In case you missed it yesterday, data on orders and shipments of durable goods (which account for around half of all manufacturing output and value added) were released by the U.S. Census Bureau. This is a good opportunity to assess how the manufacturing sector in 2012 is doing, and to do that, we look at a variety of indicators.
Manufacturing employment continues to be a bright spot in 2012, and the sector has added 111,000 jobs over the past three months. Further, average weekly hours in the manufacturing sector are at a level we haven’t seen in quite some time: average weekly hours of manufacturing production workers in February were 41.9, a level not seen since Nov. 1997-Jan. 1998, and excluding those few months, you have to go back to 1945 to see a longer average work week. The fact that average weekly hours are at such a high level may bode well for future employment gains.

These extra workers are translating into more production.
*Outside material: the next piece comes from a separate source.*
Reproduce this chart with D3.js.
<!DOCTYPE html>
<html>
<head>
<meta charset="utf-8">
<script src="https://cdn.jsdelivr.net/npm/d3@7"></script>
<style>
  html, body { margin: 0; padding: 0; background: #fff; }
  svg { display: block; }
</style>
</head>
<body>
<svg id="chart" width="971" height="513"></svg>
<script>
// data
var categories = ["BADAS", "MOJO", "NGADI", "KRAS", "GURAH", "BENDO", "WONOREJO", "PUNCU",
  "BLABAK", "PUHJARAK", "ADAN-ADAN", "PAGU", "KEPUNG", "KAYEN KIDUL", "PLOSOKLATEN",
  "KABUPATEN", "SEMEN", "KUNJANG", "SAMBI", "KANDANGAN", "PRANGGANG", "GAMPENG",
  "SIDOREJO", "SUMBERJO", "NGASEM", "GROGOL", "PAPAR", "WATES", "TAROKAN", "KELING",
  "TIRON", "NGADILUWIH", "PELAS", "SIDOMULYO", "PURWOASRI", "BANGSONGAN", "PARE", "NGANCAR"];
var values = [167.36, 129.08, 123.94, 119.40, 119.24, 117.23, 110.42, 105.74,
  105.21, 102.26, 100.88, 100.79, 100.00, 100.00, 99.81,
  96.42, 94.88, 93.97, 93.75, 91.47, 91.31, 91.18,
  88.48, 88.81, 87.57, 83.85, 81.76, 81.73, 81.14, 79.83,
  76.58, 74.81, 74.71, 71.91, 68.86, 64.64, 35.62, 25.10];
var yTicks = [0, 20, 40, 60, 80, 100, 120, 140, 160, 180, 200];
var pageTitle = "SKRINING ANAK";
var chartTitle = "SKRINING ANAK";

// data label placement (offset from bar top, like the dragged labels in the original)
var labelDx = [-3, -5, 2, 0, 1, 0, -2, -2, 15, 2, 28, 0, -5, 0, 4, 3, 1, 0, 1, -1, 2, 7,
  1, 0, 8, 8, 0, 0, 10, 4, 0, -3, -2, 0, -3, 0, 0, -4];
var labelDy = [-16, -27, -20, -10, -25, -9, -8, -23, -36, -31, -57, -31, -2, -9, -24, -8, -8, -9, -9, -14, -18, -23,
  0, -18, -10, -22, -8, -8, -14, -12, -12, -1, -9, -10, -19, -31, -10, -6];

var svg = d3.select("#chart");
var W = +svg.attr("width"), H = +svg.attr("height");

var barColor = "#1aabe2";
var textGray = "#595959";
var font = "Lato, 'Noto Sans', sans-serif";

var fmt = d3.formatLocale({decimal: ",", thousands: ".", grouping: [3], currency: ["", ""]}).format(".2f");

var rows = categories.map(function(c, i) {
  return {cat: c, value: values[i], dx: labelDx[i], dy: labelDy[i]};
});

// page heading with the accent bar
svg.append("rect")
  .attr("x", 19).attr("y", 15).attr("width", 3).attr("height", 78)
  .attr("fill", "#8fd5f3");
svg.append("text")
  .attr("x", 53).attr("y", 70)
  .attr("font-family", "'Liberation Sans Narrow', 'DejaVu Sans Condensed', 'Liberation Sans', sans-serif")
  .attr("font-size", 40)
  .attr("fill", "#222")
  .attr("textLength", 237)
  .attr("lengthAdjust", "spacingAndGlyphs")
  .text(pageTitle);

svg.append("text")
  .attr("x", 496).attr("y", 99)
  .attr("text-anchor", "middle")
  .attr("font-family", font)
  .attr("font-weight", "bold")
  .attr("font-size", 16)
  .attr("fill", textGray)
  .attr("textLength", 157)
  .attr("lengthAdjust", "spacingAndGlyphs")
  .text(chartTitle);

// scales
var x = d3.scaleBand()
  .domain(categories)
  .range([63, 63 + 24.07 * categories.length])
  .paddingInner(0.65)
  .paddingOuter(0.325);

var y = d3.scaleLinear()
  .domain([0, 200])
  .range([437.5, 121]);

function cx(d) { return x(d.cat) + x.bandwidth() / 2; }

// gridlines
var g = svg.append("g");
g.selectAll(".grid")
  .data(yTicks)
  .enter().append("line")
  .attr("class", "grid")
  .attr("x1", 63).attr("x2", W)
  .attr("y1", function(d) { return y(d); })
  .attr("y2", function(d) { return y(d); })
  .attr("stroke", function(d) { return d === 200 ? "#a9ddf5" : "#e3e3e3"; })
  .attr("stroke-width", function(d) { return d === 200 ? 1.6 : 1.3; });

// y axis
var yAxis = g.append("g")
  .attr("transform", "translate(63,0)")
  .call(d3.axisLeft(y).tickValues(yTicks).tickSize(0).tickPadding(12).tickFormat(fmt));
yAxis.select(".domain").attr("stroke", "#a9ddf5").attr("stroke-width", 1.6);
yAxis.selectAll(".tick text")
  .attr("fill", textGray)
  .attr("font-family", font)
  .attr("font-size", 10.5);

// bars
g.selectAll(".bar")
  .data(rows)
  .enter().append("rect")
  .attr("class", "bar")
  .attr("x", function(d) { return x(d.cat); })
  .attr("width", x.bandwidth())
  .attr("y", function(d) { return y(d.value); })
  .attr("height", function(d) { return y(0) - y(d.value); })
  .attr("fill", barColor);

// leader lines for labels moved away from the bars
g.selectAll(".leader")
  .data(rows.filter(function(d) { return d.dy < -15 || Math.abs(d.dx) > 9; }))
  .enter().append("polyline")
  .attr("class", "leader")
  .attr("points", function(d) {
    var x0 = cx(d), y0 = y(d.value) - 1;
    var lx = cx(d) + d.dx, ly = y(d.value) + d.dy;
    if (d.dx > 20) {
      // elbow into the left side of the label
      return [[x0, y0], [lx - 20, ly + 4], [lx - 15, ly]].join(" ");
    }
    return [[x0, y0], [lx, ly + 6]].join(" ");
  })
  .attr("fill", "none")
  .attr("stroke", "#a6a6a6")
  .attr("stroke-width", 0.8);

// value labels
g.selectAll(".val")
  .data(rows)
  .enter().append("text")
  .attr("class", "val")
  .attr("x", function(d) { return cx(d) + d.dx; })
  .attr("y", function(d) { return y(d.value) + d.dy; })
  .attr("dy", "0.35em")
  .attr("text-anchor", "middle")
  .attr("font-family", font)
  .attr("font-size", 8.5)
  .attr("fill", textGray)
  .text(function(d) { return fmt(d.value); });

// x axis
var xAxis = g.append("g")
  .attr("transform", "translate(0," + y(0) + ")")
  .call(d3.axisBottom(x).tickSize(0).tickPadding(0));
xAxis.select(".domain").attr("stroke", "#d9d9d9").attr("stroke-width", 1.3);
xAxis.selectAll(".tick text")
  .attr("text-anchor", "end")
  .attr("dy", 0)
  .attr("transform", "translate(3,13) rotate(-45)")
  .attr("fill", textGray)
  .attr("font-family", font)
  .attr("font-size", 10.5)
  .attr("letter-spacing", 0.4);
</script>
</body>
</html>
According to the Federal Reserve, manufacturing output has increased sharply over the past three months (averaging 0.8 percent per month), the fastest gains in over a year.
Production goes up when new orders go up, and yesterday’s release showed that new orders increased 2.2 percent in February, rebounding from January’s 3.6 percent decline. However, keep in mind that new orders shot up at the end of last year, gaining 3.3 percent in December 2011.
The final indicator we examine closely comes from the Institute for Supply Management; that series suggest that manufacturing is expanding, but perhaps not as quickly as previously. However, we’ll be looking closely at first March data, which will be released next week.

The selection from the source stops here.